DATA LINES »
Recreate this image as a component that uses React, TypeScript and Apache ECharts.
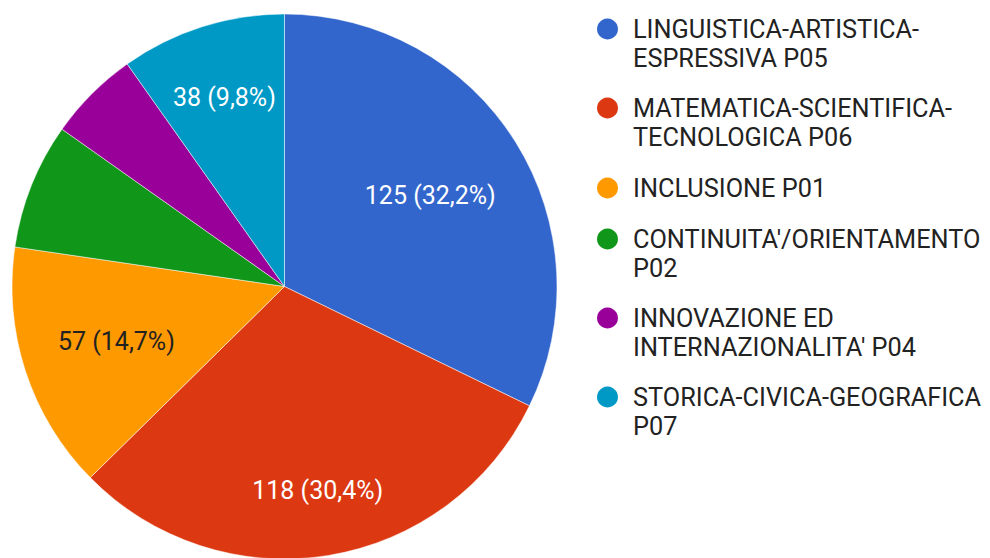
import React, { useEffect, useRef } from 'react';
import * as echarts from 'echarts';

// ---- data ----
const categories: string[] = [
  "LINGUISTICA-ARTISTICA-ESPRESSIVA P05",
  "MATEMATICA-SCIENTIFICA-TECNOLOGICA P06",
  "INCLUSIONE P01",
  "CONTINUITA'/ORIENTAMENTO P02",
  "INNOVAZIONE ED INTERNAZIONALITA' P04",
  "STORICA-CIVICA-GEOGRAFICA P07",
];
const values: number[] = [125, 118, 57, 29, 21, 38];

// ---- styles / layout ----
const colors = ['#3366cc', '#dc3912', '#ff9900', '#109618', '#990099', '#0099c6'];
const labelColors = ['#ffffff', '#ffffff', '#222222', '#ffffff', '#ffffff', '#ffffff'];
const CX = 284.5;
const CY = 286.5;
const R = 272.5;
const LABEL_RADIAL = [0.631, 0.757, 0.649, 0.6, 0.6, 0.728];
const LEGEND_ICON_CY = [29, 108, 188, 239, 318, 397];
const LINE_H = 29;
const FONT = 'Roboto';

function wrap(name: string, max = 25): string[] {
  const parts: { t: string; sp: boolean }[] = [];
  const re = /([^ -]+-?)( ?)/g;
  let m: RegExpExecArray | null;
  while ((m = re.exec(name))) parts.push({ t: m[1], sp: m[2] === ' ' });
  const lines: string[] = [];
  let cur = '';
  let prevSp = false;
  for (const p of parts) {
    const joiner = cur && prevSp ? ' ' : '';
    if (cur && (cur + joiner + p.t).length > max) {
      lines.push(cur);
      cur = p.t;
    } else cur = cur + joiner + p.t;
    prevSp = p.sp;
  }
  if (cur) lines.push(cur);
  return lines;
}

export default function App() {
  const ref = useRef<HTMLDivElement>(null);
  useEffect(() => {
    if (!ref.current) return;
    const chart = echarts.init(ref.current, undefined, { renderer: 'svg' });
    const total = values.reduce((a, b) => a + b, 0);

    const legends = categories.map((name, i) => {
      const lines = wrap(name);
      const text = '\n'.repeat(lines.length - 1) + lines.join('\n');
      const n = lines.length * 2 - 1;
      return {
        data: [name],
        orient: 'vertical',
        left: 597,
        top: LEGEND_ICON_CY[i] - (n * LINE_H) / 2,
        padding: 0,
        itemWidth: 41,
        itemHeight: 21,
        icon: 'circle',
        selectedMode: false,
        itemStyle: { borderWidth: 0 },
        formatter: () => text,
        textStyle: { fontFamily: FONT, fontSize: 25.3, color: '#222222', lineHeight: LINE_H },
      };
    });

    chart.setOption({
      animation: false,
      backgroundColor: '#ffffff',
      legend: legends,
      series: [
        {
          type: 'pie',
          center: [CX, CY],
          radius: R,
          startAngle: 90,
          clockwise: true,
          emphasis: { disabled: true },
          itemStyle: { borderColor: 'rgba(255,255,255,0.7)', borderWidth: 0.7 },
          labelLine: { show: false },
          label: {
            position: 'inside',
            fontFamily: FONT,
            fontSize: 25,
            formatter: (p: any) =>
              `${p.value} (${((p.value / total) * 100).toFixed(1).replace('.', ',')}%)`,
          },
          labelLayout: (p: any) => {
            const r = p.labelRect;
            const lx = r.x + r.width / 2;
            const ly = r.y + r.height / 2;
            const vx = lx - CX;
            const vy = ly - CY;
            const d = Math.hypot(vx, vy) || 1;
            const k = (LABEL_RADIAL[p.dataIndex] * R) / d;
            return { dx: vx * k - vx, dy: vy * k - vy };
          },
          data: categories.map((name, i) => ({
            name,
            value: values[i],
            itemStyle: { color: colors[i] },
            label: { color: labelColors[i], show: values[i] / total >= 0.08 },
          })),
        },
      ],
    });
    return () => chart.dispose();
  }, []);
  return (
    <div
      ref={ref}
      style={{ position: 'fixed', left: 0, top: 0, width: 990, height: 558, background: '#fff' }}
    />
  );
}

DIRECTIVE » Extract lines where the string "React" occurs.

THE RESPONSE »
Recreate this image as a component that uses React, TypeScript and Apache ECharts.
import React, { useEffect, useRef } from 'react';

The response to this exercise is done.